O Conselho Federal de Medicina (CFM) é, em tese, uma autarquia que regula a atuação ética e técnica dos médicos com o objetivo de proteger pacientes e a saúde pública. Mas, na prática, o CFM funciona como um órgão político e se dá ao luxo de ignorar a ciência. Nos últimos anos, converteu-se em linha auxiliar do bolsonarismo.
Uma resolução baixada no dia 14 atesta essa relação. A partir dela, o CFM limitou significativamente a prescrição do canabidiol (CBD), um dos princípios ativos da maconha.
Ressalte-se que o responsável pelo efeito alucinógeno causado pela planta é o tetrahidrocanabinol (THC), não o CBD. Entretanto basta uma tênue associação com a erva para excitar entusiastas da fracassada guerra às drogas.

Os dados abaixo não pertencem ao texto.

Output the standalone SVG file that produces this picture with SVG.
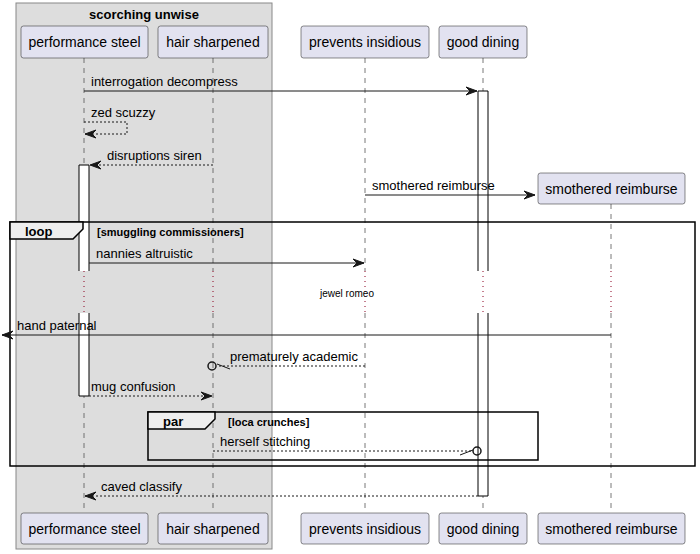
<svg xmlns="http://www.w3.org/2000/svg" width="700" height="554" viewBox="0 0 700 554">
<style>
text{font-family:"Liberation Sans",Arial,sans-serif;fill:#000}
.pbox{fill:#E2E2F0;stroke:#181818;stroke-width:0.5}
.pt{font-size:14px;text-anchor:middle}
.msg{font-size:13px}
.life{stroke:#555;stroke-width:0.8;stroke-dasharray:5,5;fill:none}
.delay{stroke:#8B0020;stroke-width:1;stroke-dasharray:1,4;fill:none}
.actf{fill:#fff;stroke:none}
.acts{fill:none;stroke:#000;stroke-width:1}
.ln{stroke:#181818;stroke-width:1;fill:none}
.dl{stroke:#181818;stroke-width:1;fill:none;stroke-dasharray:2,2}
.ah{fill:#181818;stroke:#181818;stroke-width:1}
.frame{fill:none;stroke:#000;stroke-width:1.5}
.tab{fill:#EEEEEE;stroke:#000;stroke-width:1.5}
.bold{font-weight:bold}
</style>
<g id="group-scorching-unwise">
<rect x="16" y="3" width="256" height="546" fill="#DDDDDD" stroke="#888" stroke-width="1"/>
<text x="144" y="19" class="bold" font-size="13" text-anchor="middle">scorching unwise</text>
</g>
<g id="lifelines">
<path class="life" d="M84,58V271M84,313V513"/>
<path class="delay" d="M84,271V313"/>
<path class="life" d="M213,58V271M213,313V513"/>
<path class="delay" d="M213,271V313"/>
<path class="life" d="M365,58V271M365,313V513"/>
<path class="delay" d="M365,271V313"/>
<path class="life" d="M483,58V271M483,313V513"/>
<path class="delay" d="M483,271V313"/>
<path class="life" d="M611,204V271M611,313V513"/>
<path class="delay" d="M611,271V313"/>
</g>
<g id="activations">
<rect class="actf" x="478" y="91" width="10" height="180"/>
<path class="acts" d="M478,271V91H488V271"/>
<rect class="actf" x="478" y="313" width="10" height="183"/>
<path class="acts" d="M478,313V496H488V313"/>
<rect class="actf" x="79" y="165" width="10" height="106"/>
<path class="acts" d="M79,271V165H89V271"/>
<rect class="actf" x="79" y="313" width="10" height="83"/>
<path class="acts" d="M79,313V396H89V313"/>
</g>
<g id="frames">
<rect class="frame" x="10" y="222" width="685" height="244"/>
<path class="tab" d="M10,222H83V229L73,239H10Z"/>
<text x="25" y="236" class="bold" font-size="13">loop</text>
<text x="97" y="236" class="bold" font-size="11">[smuggling commissioners]</text>
<rect class="frame" x="148" y="412" width="390" height="48"/>
<path class="tab" d="M148,412H215V419L205,429H148Z"/>
<text x="163" y="426" class="bold" font-size="13">par</text>
<text x="228" y="426" class="bold" font-size="11">[loca crunches]</text>
</g>
<g id="participant-performance-steel">
<rect class="pbox" x="21" y="26" width="127" height="32" rx="2.5"/>
<text class="pt" x="84.5" y="47">performance steel</text>
<rect class="pbox" x="21" y="513" width="127" height="31" rx="2.5"/>
<text class="pt" x="84.5" y="534">performance steel</text>
</g>
<g id="participant-hair-sharpened">
<rect class="pbox" x="158" y="26" width="110" height="32" rx="2.5"/>
<text class="pt" x="213" y="47">hair sharpened</text>
<rect class="pbox" x="158" y="513" width="110" height="31" rx="2.5"/>
<text class="pt" x="213" y="534">hair sharpened</text>
</g>
<g id="participant-prevents-insidious">
<rect class="pbox" x="301" y="26" width="128" height="32" rx="2.5"/>
<text class="pt" x="365" y="47">prevents insidious</text>
<rect class="pbox" x="301" y="513" width="128" height="31" rx="2.5"/>
<text class="pt" x="365" y="534">prevents insidious</text>
</g>
<g id="participant-good-dining">
<rect class="pbox" x="439" y="26" width="88" height="32" rx="2.5"/>
<text class="pt" x="483" y="47">good dining</text>
<rect class="pbox" x="439" y="513" width="88" height="31" rx="2.5"/>
<text class="pt" x="483" y="534">good dining</text>
</g>
<g id="participant-smothered-reimburse">
<rect class="pbox" x="538" y="173" width="147" height="31" rx="2.5"/>
<text class="pt" x="611.5" y="194">smothered reimburse</text>
<rect class="pbox" x="538" y="513" width="147" height="31" rx="2.5"/>
<text class="pt" x="611.5" y="534">smothered reimburse</text>
</g>
<g id="connectors">
<path class="ln" d="M84,91H477"/>
<polygon class="ah" points="466,87 477,91 466,95 470,91"/>
<text class="msg" x="91" y="86">interrogation decompress</text>

<path class="dl" d="M84,122H127V134H85"/>
<polygon class="ah" points="96,130 85,134 96,138 92,134"/>
<text class="msg" x="91" y="117">zed scuzzy</text>

<path class="dl" d="M213,165H90"/>
<polygon class="ah" points="101,161 90,165 101,169 97,165"/>
<text class="msg" x="107" y="160">disruptions siren</text>

<path class="ln" d="M365,195H535"/>
<polygon class="ah" points="524,191 535,195 524,199 528,195"/>
<text class="msg" x="372" y="190">smothered reimburse</text>

<path class="ln" d="M89,263H364"/>
<polygon class="ah" points="353,259 364,263 353,267 357,263"/>
<text class="msg" x="96" y="258">nannies altruistic</text>

<text x="347" y="297" font-size="10" text-anchor="middle">jewel romeo</text>

<path class="ln" d="M611,335H2"/>
<polygon class="ah" points="13,331 2,335 13,339 9,335"/>
<text class="msg" x="17" y="330">hand paternal</text>

<path class="dl" d="M365,366H217"/>
<circle cx="212" cy="366" r="4" fill="none" stroke="#181818" stroke-width="1.5"/>
<path class="ln" d="M217,364L230,369"/>
<text class="msg" x="230" y="361">prematurely academic</text>

<path class="dl" d="M89,396H212"/>
<polygon class="ah" points="201,392 212,396 201,400 205,396"/>
<text class="msg" x="91" y="391">mug confusion</text>

<path class="dl" d="M213,451H473"/>
<circle cx="477" cy="451" r="4" fill="none" stroke="#181818" stroke-width="1.5"/>
<path class="ln" d="M460,455L473,450"/>
<text class="msg" x="220" y="446">herself stitching</text>

<path class="dl" d="M478,496H85"/>
<polygon class="ah" points="96,492 85,496 96,500 92,496"/>
<text class="msg" x="101" y="491">caved classify</text>
</g>
</svg>
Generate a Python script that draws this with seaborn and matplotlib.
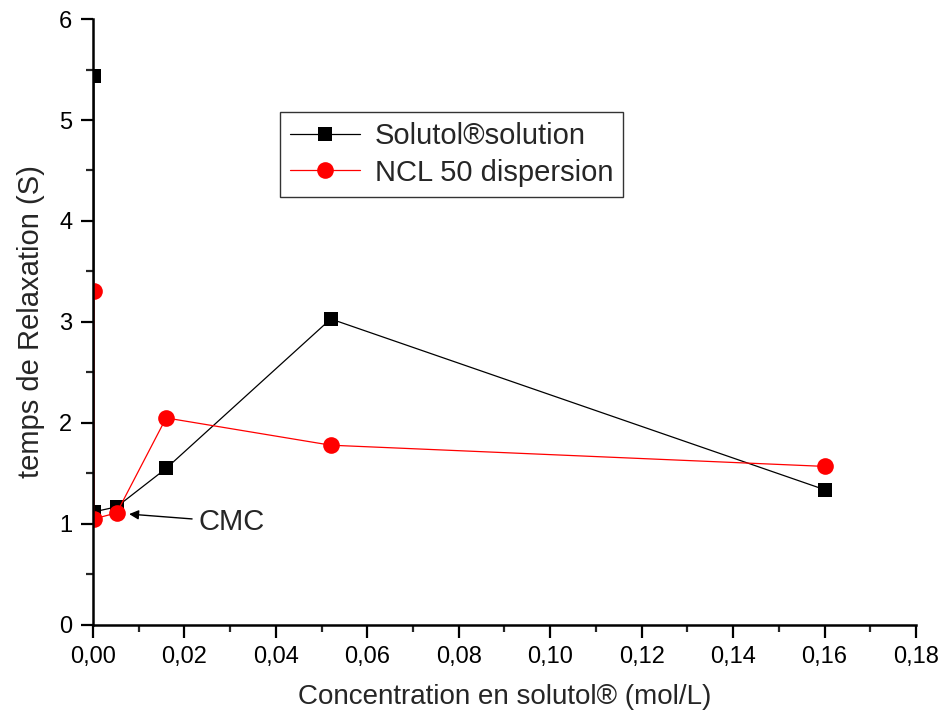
import pandas as pd
import matplotlib.pyplot as plt
import seaborn as sns
from matplotlib.ticker import MultipleLocator, FuncFormatter

# data
conc_solutol = [0.0002, 0.0002, 0.0052, 0.016, 0.052, 0.16]
tr_solutol = [5.44, 1.12, 1.17, 1.55, 3.03, 1.34]
conc_ncl = [0.0002, 0.0002, 0.0052, 0.016, 0.052, 0.16]
tr_ncl = [3.31, 1.05, 1.11, 2.05, 1.78, 1.57]

sns.set_theme(style="ticks")
plt.rcParams["font.family"] = ["Liberation Sans", "DejaVu Sans"]

df_sol = pd.DataFrame({"x": conc_solutol, "y": tr_solutol})
df_ncl = pd.DataFrame({"x": conc_ncl, "y": tr_ncl})

fig = plt.figure(figsize=(9.42, 7.2), dpi=100)
ax = fig.add_axes([0.0987, 0.132, 0.8737, 0.8416])

sns.lineplot(data=df_sol, x="x", y="y", sort=False, estimator=None, ax=ax,
             color="black", lw=0.9, marker="s", markersize=9.5,
             markeredgewidth=0, label="Solutol®solution")
sns.lineplot(data=df_ncl, x="x", y="y", sort=False, estimator=None, ax=ax,
             color="red", lw=0.9, marker="o", markersize=12,
             markeredgewidth=0, label="NCL 50 dispersion")

ax.set_xlim(0, 0.18)
ax.set_ylim(0, 6)
ax.xaxis.set_major_locator(MultipleLocator(0.02))
ax.xaxis.set_minor_locator(MultipleLocator(0.01))
ax.yaxis.set_major_locator(MultipleLocator(1))
ax.yaxis.set_minor_locator(MultipleLocator(0.5))
ax.xaxis.set_major_formatter(FuncFormatter(lambda v, p: f"{v:.2f}".replace(".", ",")))
ax.yaxis.set_major_formatter(FuncFormatter(lambda v, p: f"{v:.0f}"))

for s in ["top", "right"]:
    ax.spines[s].set_visible(False)
for s in ["left", "bottom"]:
    ax.spines[s].set_linewidth(1.8)
    ax.spines[s].set_color("black")
ax.tick_params(which="major", length=9, width=1.6, labelsize=17, colors="black", pad=6)
ax.tick_params(which="minor", length=5, width=1.6)

ax.set_xlabel("Concentration en solutol® (mol/L)", fontsize=20, labelpad=12)
ax.set_ylabel("temps de Relaxation (S)", fontsize=21, labelpad=10)

ax.annotate("CMC", xy=(0.0073, 1.10), xytext=(0.023, 1.02),
            fontsize=21, va="center",
            arrowprops=dict(arrowstyle="-|>", color="black", lw=1, mutation_scale=14))

leg = ax.legend(loc="upper left", bbox_to_anchor=(0.227, 0.847), fontsize=21,
                frameon=True, fancybox=False, edgecolor="black",
                handlelength=2.4, borderpad=0.35, labelspacing=0.3,
                handletextpad=0.5, borderaxespad=0)
leg.get_frame().set_linewidth(1.0)

fig.savefig("out.png", dpi=100)
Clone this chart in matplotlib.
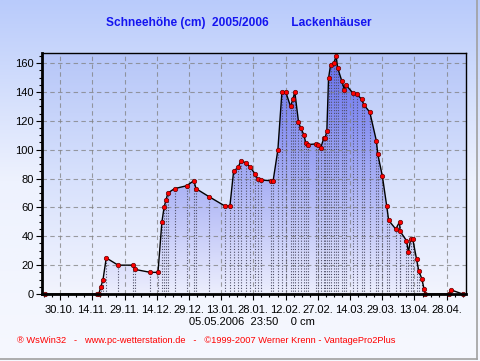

Pela resolução, o remédio poderia ser prescrito só para crianças e adolescentes com dois tipos de epilepsia ou com esclerose tuberosa.
A questão é que o CBD tem potencial terapêutico atestado pela ciência e já vem sendo usado com sucesso para aliviar os sintomas de várias doenças no mundo todo.
A atitude do CFM em relação ao canabidiol contrasta com a adotada em relação à cloroquina. No segundo caso, o conselho ignorou todas as evidências científicas de que a droga era ineficaz contra a Covid-19 e postulou o "respeito absoluto à autonomia do médico" para liberar prescrições "off-label". Já no caso do CBD, praticamente aboliu essa tal autonomia.
A reação contrária de médicos e pacientes foi rápida e intensa. Diversas associações protestaram, e alguns profissionais disseram que a saída seria ignorar a resolução.
Pressionado, o CFM revogou a norma e abriu uma consulta pública para que médicos e não médicos opinem. Ao fim desse processo, que durará 60 dias, o órgão decidirá se baixa uma nova regra.
Há algumas lições a tirar do episódio. Mesmo aqueles que se encastelam em rígidas posições ideológicas mantêm alguma ponte com o mundo real e, quando pressionados pelo debate público, podem voltar atrás. É uma boa notícia.
Além disso, nota-se como o Brasil, na contramão do mundo, burocratiza em excesso as prescrições de derivados da maconha e impõe barreiras desnecessárias à pesquisa. Já passa da hora de rever isso, pelo bem de pacientes e da ciência.
Por fim, a trajetória percorrida pelo Conselho Federal de Medicina nos últimos anos sugere que devemos repensar o desenho institucional da autarquia, para que volte a ser um órgão de defesa e promoção da saúde pública.